Boost for local manufacturing

The acquisition comes at a pivotal moment for Africa's automotive industry. South Africa remains the continent's largest vehicle manufacturing hub, accounting for the bulk of Africa's automotive exports and serving as a production base for global brands including BMW, Mercedes-Benz, Ford, Toyota, Isuzu and Volkswagen.

By acquiring an existing manufacturing facility rather than building a new one from scratch, Chery gains immediate access to a mature supplier network, skilled workforce and established export infrastructure.

The Chinese automaker has committed to retaining all 692 employees currently working at the Rosslyn plant. Beyond preserving existing jobs, the company expects the project to create nearly 3,000 direct and indirect jobs across manufacturing, logistics, component supply and related services.

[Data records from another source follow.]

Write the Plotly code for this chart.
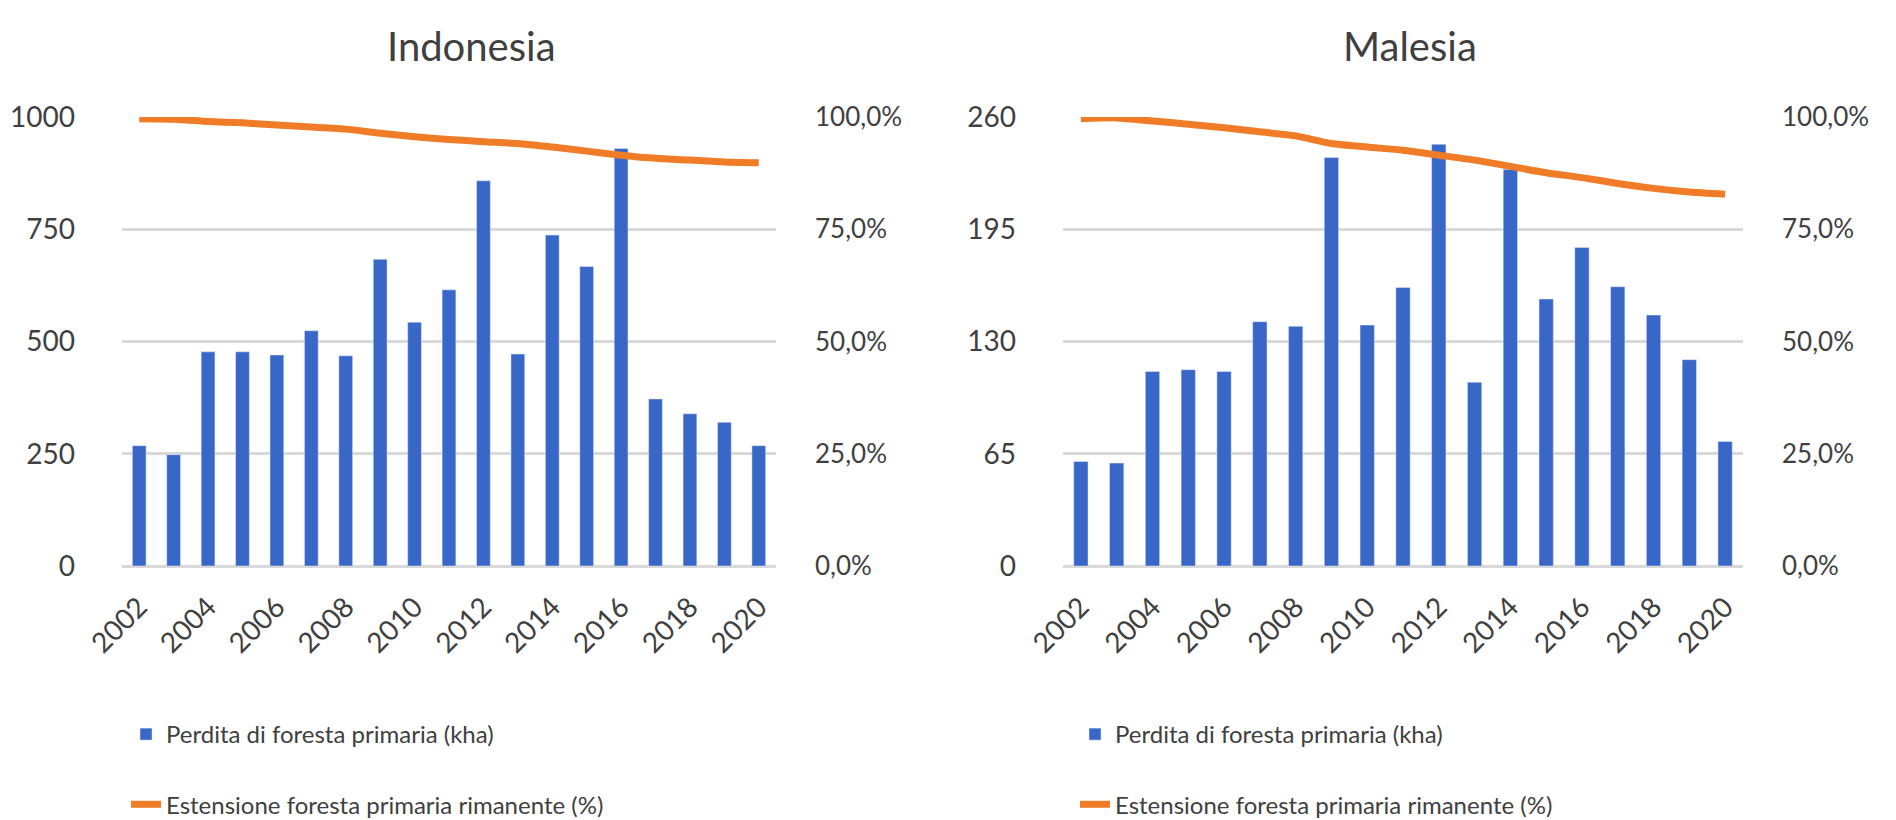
import plotly.graph_objects as go

years = list(range(2002, 2021))

indo_loss = [268, 248, 477, 477, 470, 524, 468, 683, 543, 615, 858, 472, 737, 667, 930, 372, 339, 320, 268]
indo_extent = [99.6, 99.5, 99.0, 98.7, 98.2, 97.8, 97.3, 96.4, 95.6, 95.0, 94.5, 94.1, 93.3, 92.4, 91.5, 90.8, 90.4, 90.0, 89.8]

mal_loss = [60.5, 59.6, 112.6, 113.7, 112.6, 141.5, 138.8, 236.5, 139.5, 161.3, 244.2, 106.4, 229.7, 154.6, 184.4, 161.7, 145.3, 119.5, 72.1]
mal_extent = [99.6, 99.8, 99.1, 98.4, 97.6, 96.7, 95.8, 94.1, 93.3, 92.6, 91.5, 90.4, 89.0, 87.6, 86.5, 85.2, 84.1, 83.3, 82.8]

titles = ["Indonesia", "Malesia"]
bar_name = "Perdita di foresta primaria (kha)"
line_name = "Estensione foresta primaria rimanente (%)"

BLUE = "#3867C8"
ORANGE = "#F07C28"
GRID = "#D9D9D9"
TXT = "#404040"
FONT = "Lato"
W, H = 1896, 820
OFF = 8  # page body margin compensation

fig = go.Figure()

fig.add_trace(go.Bar(x=years, y=indo_loss, name=bar_name, marker_color=BLUE,
                     xaxis="x", yaxis="y", legend="legend", legendgroup="a1"))
fig.add_trace(go.Scatter(x=years, y=indo_extent, name=line_name, mode="lines",
                         line=dict(color=ORANGE, width=7, shape="spline", smoothing=0.6),
                         xaxis="x", yaxis="y2", legend="legend", legendgroup="a2"))
fig.add_trace(go.Bar(x=years, y=mal_loss, name=bar_name, marker_color=BLUE,
                     xaxis="x2", yaxis="y3", legend="legend2", legendgroup="b1"))
fig.add_trace(go.Scatter(x=years, y=mal_extent, name=line_name, mode="lines",
                         line=dict(color=ORANGE, width=7, shape="spline", smoothing=0.6),
                         xaxis="x2", yaxis="y4", legend="legend2", legendgroup="b2"))

ydom = [1 - (566 - OFF) / H, 1 - (117 - OFF) / H]
tickfont = dict(family=FONT, size=28, color=TXT)
tickfont_r = dict(family=FONT, size=26, color=TXT)

xcommon = dict(range=[2001.5, 2020.5], tick0=2002, dtick=2, tickangle=-45,
               showgrid=False, zeroline=False, showline=False, ticks="",
               tickfont=tickfont, ticklabelstandoff=18, automargin=False)

def yleft(rng, dt):
    return dict(range=rng, dtick=dt, tick0=0, showgrid=True, gridcolor=GRID, gridwidth=3,
                zeroline=True, zerolinecolor=GRID, zerolinewidth=3, showline=False,
                ticks="", tickfont=tickfont, ticklabelstandoff=46, domain=ydom,
                automargin=False)

def yright(ov, anchor):
    return dict(range=[0, 100], dtick=25, tick0=0, overlaying=ov, side="right", anchor=anchor,
                showgrid=False, zeroline=False, showline=False, ticks="",
                tickformat=".1f", ticksuffix="%", tickfont=tickfont_r, ticklabelstandoff=38,
                automargin=False)

leg_common = dict(orientation="v", xanchor="left", yanchor="top", bgcolor="rgba(0,0,0,0)",
                  font=dict(family=FONT, size=24, color=TXT), tracegroupgap=36,
                  traceorder="grouped", itemwidth=30)

fig.update_layout(
    width=W, height=H,
    margin=dict(l=0, r=0, t=0, b=0, autoexpand=False),
    paper_bgcolor="white", plot_bgcolor="white",
    separators=",.",
    bargap=0.6,
    font=dict(family=FONT, color=TXT),
    xaxis=dict(domain=[(122 - OFF) / W, (776 - OFF) / W], anchor="y", **xcommon),
    xaxis2=dict(domain=[(1063 - OFF) / W, (1743 - OFF) / W], anchor="y3", **xcommon),
    yaxis=dict(anchor="x", **yleft([0, 1000], 250)),
    yaxis2=yright("y", "x"),
    yaxis3=dict(anchor="x2", **yleft([0, 260], 65)),
    yaxis4=yright("y3", "x2"),
    legend=dict(x=(126 - OFF) / W, y=1 - (712 - OFF) / H, **leg_common),
    legend2=dict(x=(1075 - OFF) / W, y=1 - (712 - OFF) / H, **leg_common),
    annotations=[
        dict(text=titles[0], x=(471 - OFF) / W, y=1 - (46 - OFF) / H, xref="paper", yref="paper",
             showarrow=False, xanchor="center", yanchor="middle",
             font=dict(family=FONT, size=40, color=TXT)),
        dict(text=titles[1], x=(1410 - OFF) / W, y=1 - (46 - OFF) / H, xref="paper", yref="paper",
             showarrow=False, xanchor="center", yanchor="middle",
             font=dict(family=FONT, size=40, color=TXT)),
    ],
)

fig.write_html("out.html")
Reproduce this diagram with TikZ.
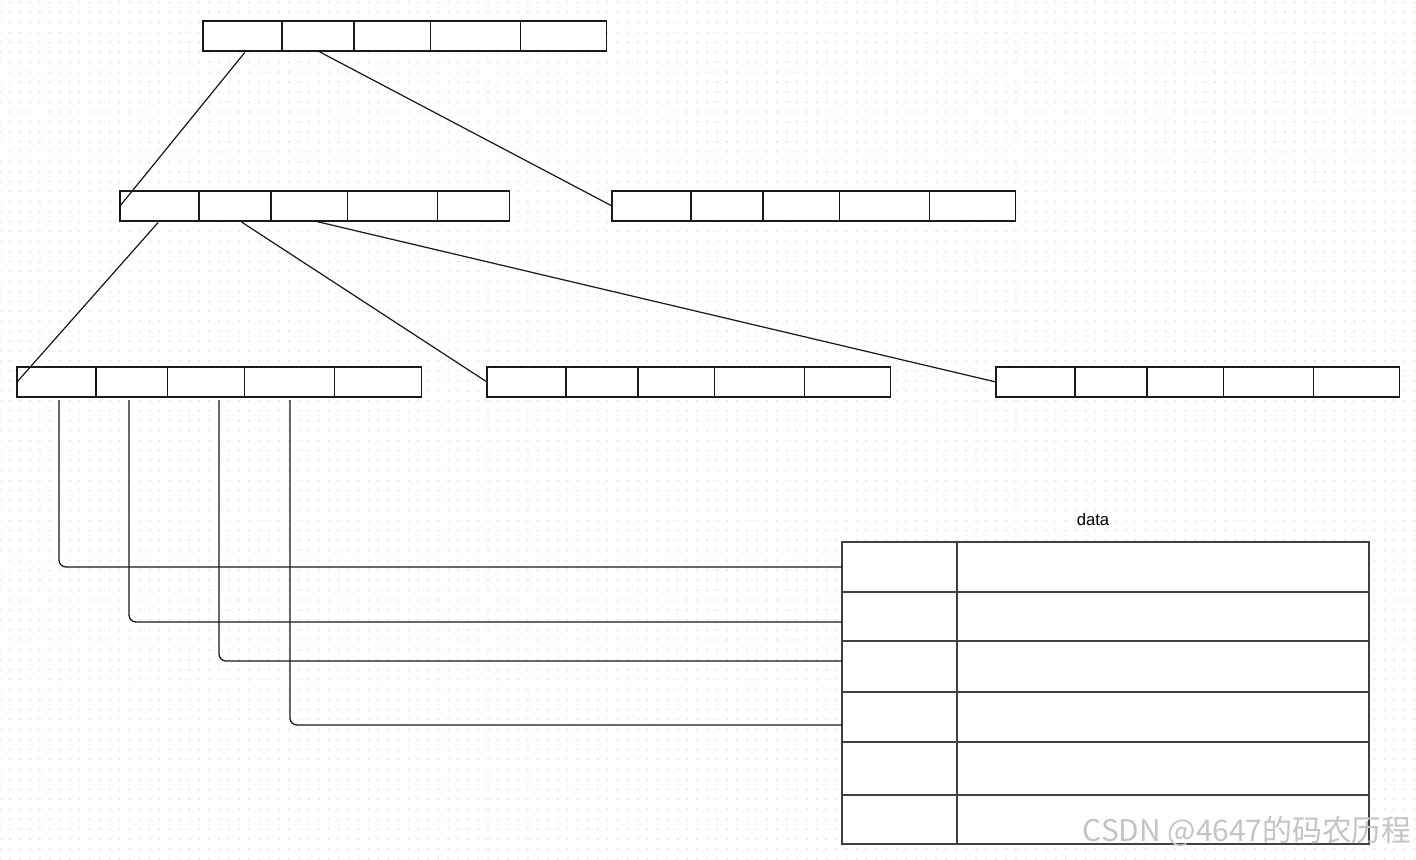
\documentclass[tikz,border=0pt]{standalone}
\usepackage{fontspec}
\setmainfont{Liberation Sans}
\newfontfamily\cjkfont{Noto Sans CJK SC}
\usetikzlibrary{positioning, patterns}
\definecolor{gridgray}{HTML}{E2E2E2}
\definecolor{wmgray}{HTML}{C4C4C4}
\definecolor{linegray}{HTML}{1A1A1A}
% puntini della griglia di sfondo (passo 10px)
\pgfdeclarepatternformonly{griddots}{\pgfqpoint{-1pt}{-1pt}}{\pgfqpoint{1pt}{1pt}}%
  {\pgfqpoint{5.669pt}{5.669pt}}{\pgfpathcircle{\pgfpointorigin}{0.6pt}\pgfusepath{fill}}
\tikzset{
  % cella di un nodo dell'albero
  cell/.style={draw=linegray, line width=0.6pt, fill=white, minimum height=0.6cm,
    inner sep=0pt, outer sep=0pt},
  % cella della tabella dati
  dcell/.style={cell, draw=black!75, line width=0.75pt},
  % collegamenti tra nodi
  link/.style={line width=0.7pt, linegray, shorten <=0.04cm},
  elbow/.style={line width=0.75pt, linegray, rounded corners=0.14cm, shorten <=0.06cm},
  % etichette
  lbl/.style={font=\fontsize{9.5}{11}\selectfont, align=center},
  wmark/.style={font=\cjkfont\fontsize{17}{19}\selectfont, text=wmgray, inner sep=0pt},
}
% un nodo a cinque celle
\newcommand{\recordnode}[3]{%
  \node[cell, minimum width=1.58cm, anchor=north west] (#1-1) at (#2) {};
  \node[cell, minimum width=1.44cm, right=of #1-1] (#1-2) {};
  \node[cell, minimum width=1.54cm, right=of #1-2] (#1-3) {};
  \node[cell, minimum width=1.80cm, right=of #1-3] (#1-4) {};
  \node[cell, minimum width=#3, right=of #1-4] (#1-5) {};
}
\begin{document}
\begin{tikzpicture}[x=0.02cm, y=-0.02cm, node distance=0pt]
  \useasboundingbox (0,0) rectangle (1416,859);
  \fill[white] (0,0) rectangle (1416,859);
  \fill[pattern=griddots, pattern color=gridgray] (0,0) rectangle (1416,859);

  % albero
  \recordnode{top}{203,21}{1.72cm}
  \recordnode{l2a}{120,191}{1.44cm}
  \recordnode{l2b}{612,191}{1.72cm}
  \recordnode{l3a}{17,367}{1.74cm}
  \recordnode{l3b}{487,367}{1.72cm}
  \recordnode{l3c}{996,367}{1.72cm}

  \draw[link] ([xshift=0.07cm]top-1.south) -- (l2a-1.west);
  \draw[link] (top-2.south) -- (l2b-1.west);
  \draw[link] (l2a-1.south) -- (l3a-1.west);
  \draw[link] ([xshift=0.1cm]l2a-2.south) -- (l3b-1.west);
  \draw[link] ([xshift=0.1cm]l2a-3.south) -- (l3c-1.west);

  % tabella dati
  \node[lbl] (datalbl) at (1093,520) {data};
  \node[dcell, minimum width=2.3cm, minimum height=1.0cm, anchor=north west] (dk1) at (842,542) {};
  \node[dcell, minimum width=2.3cm, minimum height=0.98cm, below=of dk1] (dk2) {};
  \node[dcell, minimum width=2.3cm, minimum height=1.02cm, below=of dk2] (dk3) {};
  \node[dcell, minimum width=2.3cm, minimum height=1.0cm, below=of dk3] (dk4) {};
  \node[dcell, minimum width=2.3cm, minimum height=1.06cm, below=of dk4] (dk5) {};
  \node[dcell, minimum width=2.3cm, minimum height=0.98cm, below=of dk5] (dk6) {};
  \node[dcell, minimum width=8.24cm, minimum height=1.0cm, right=of dk1] (dv1) {};
  \node[dcell, minimum width=8.24cm, minimum height=0.98cm, right=of dk2] (dv2) {};
  \node[dcell, minimum width=8.24cm, minimum height=1.02cm, right=of dk3] (dv3) {};
  \node[dcell, minimum width=8.24cm, minimum height=1.0cm, right=of dk4] (dv4) {};
  \node[dcell, minimum width=8.24cm, minimum height=1.06cm, right=of dk5] (dv5) {};
  \node[dcell, minimum width=8.24cm, minimum height=0.98cm, right=of dk6] (dv6) {};

  \draw[elbow] ([xshift=0.05cm]l3a-1.south) |- (dk1.west);
  \draw[elbow] ([xshift=-0.06cm]l3a-2.south) |- ([yshift=-0.11cm]dk2.west);
  \draw[elbow] ([xshift=0.25cm]l3a-3.south) |- ([yshift=0.11cm]dk3.west);
  \draw[elbow] (l3a-4.south) |- ([yshift=-0.16cm]dk4.west);

  \node[wmark, anchor=south east] (wm) at (1412,847) {CSDN @4647的码农历程};
\end{tikzpicture}
\end{document}
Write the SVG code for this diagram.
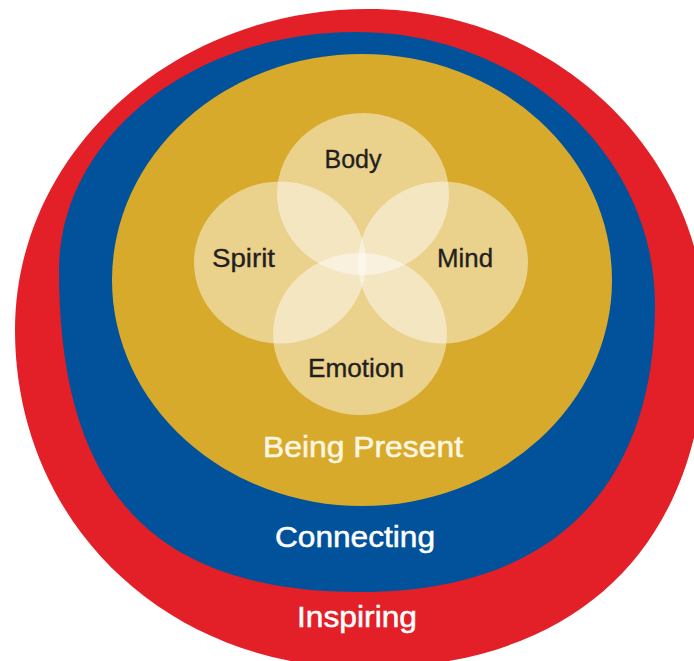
<svg xmlns="http://www.w3.org/2000/svg" width="694" height="661" viewBox="0 0 694 661">
  <style>
    .lbl { font-family: "Liberation Sans", Arial, sans-serif; font-size: 26px; fill: #231f20; stroke: #231f20; stroke-width: 0.35px; text-anchor: middle; }
    .ring-lbl { font-family: "Liberation Sans", Arial, sans-serif; font-size: 29px; fill: #ffffff; stroke: #ffffff; stroke-width: 0.5px; text-anchor: middle; }
    .petal { fill: #ffffff; fill-opacity: 0.46; }
  </style>
  <rect width="694" height="661" fill="#ffffff"/>
  <g id="ring-inspiring">
    <path fill="#E31F27" d="M368,9 C554.7,9 706,153.6 706,332 C706,543.7 579.8,668 365,668 C165.5,668 15,522.7 15,330 C15,152.7 173,9 368,9 Z"/>
    <text class="ring-lbl" x="357" y="627" textLength="120" lengthAdjust="spacingAndGlyphs">Inspiring</text>
  </g>
  <g id="ring-connecting">
    <path fill="#02529B" d="M356,32 C521.1,32 655,154.2 655,305 C655,473 566.5,592 360,592 C135,592 59,470 59,270 C59,138.6 192,32 356,32 Z"/>
    <text class="ring-lbl" x="355" y="547" textLength="160" lengthAdjust="spacingAndGlyphs">Connecting</text>
  </g>
  <g id="ring-being-present">
    <ellipse fill="#D8AA2B" cx="362" cy="280" rx="250" ry="226"/>
    <text class="ring-lbl" style="fill:#fdf6e0;stroke:#fdf6e0" x="363" y="457" textLength="200" lengthAdjust="spacingAndGlyphs">Being Present</text>
  </g>
  <g id="node-body">
    <ellipse class="petal" cx="363" cy="194" rx="86" ry="81"/>
  </g>
  <g id="node-spirit">
    <ellipse class="petal" cx="280" cy="262.5" rx="86" ry="81"/>
  </g>
  <g id="node-mind">
    <ellipse class="petal" cx="443" cy="262.5" rx="85" ry="81"/>
  </g>
  <g id="node-emotion">
    <ellipse class="petal" cx="360" cy="334" rx="87" ry="81"/>
  </g>
  <g id="labels">
    <text class="lbl" x="353" y="168" textLength="57" lengthAdjust="spacingAndGlyphs">Body</text>
    <text class="lbl" x="243.5" y="267" textLength="63" lengthAdjust="spacingAndGlyphs">Spirit</text>
    <text class="lbl" x="465" y="267" textLength="56" lengthAdjust="spacingAndGlyphs">Mind</text>
    <text class="lbl" x="356" y="377" textLength="96" lengthAdjust="spacingAndGlyphs">Emotion</text>
  </g>
  <g id="connectors"/>
</svg>
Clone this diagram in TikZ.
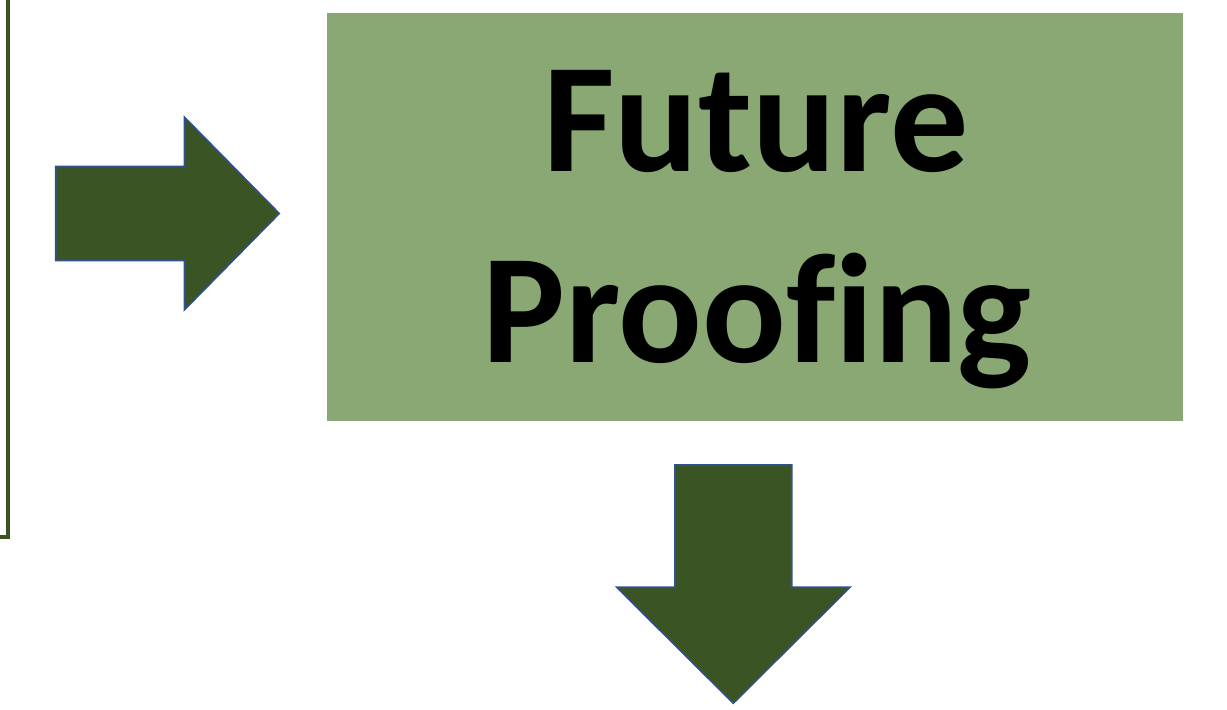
\documentclass[tikz,border=0pt]{standalone}
\usepackage{fontspec}
\setmainfont{Carlito}[Ligatures=NoCommon]
\usepackage{tikz}
\usetikzlibrary{positioning}

\definecolor{leafdark}{HTML}{3A5523}
\definecolor{leaflight}{HTML}{89A874}
\definecolor{edgeblue}{HTML}{2F528F}

\begin{document}
\begin{tikzpicture}[x=0.5pt,y=-0.5pt,
 box/.style={fill=leaflight,draw=none,minimum width=428pt,minimum height=204pt,inner sep=0pt},
 title/.style={anchor=base,inner sep=0pt,font=\bfseries\fontsize{78}{95.5}\selectfont},
 blockarr/.style={fill=leafdark,draw=edgeblue,line width=0.8pt,line join=miter},
 frame/.style={draw=leafdark,line width=2.2pt}]
\useasboundingbox (0,0) rectangle (1227,710);
% edge of the previous panel
\coordinate (ftop) at (8,-5);
\coordinate (fcorner) at (8,537);
\coordinate (fend) at (-5,537);
\draw[frame] (ftop) -- (fcorner) -- (fend);
% main box, one node per text line
\node[box] (future) at (754.7,216.7) {};
\node[title] (futureline) at (756,172) {Future};
\node[title] (proofline) at (757,363) {Proofing};
% block arrows
\draw[blockarr] (55.7,166.5) -- (184.3,166.5) -- (184.3,117) -- (279.3,213.5)
  -- (184.3,310) -- (184.3,260.5) -- (55.7,260.5) -- cycle;
\draw[blockarr] (675,465) -- (791.7,465) -- (791.7,587.3) -- (850,587.3)
  -- (733.3,703.3) -- (616.7,587.3) -- (675,587.3) -- cycle;
\end{tikzpicture}
\end{document}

Before production begins, Chery plans to invest millions of dollars in upgrading the factory's machinery, utilities and production lines, although the company has not disclosed the investment amount. Vehicle manufacturing is scheduled to commence in mid-2027, with an initial production target of 15,000 vehicles during the third and fourth quarters of that year.

The Rosslyn facility will initially produce the Jetour T series, the Jaecoo J5, and the Chery Tiggo 4 sport utility vehicles. The Jaecoo J5 will be manufactured in both internal combustion engine (ICE) and new energy vehicle (NEV) variants, reflecting the company's broader strategy of expanding its electric mobility portfolio.

Chery also plans to localise production over time. The company has launched a programme aimed at achieving 40% local content during the initial phase of manufacturing and has begun evaluating South African Tier 1 suppliers. At the same time, it intends to bring in specialised suppliers from China, particularly for electric vehicle technologies and intelligent driving components.

The investment reflects a broader shift in the global automotive industry. Faced with excess production capacity and intensifying price competition in China, Chinese manufacturers including Chery, BYD, GAC, Great Wall Motor and SAIC have accelerated overseas expansion, targeting fast-growing emerging markets across Africa, Latin America and Southeast Asia.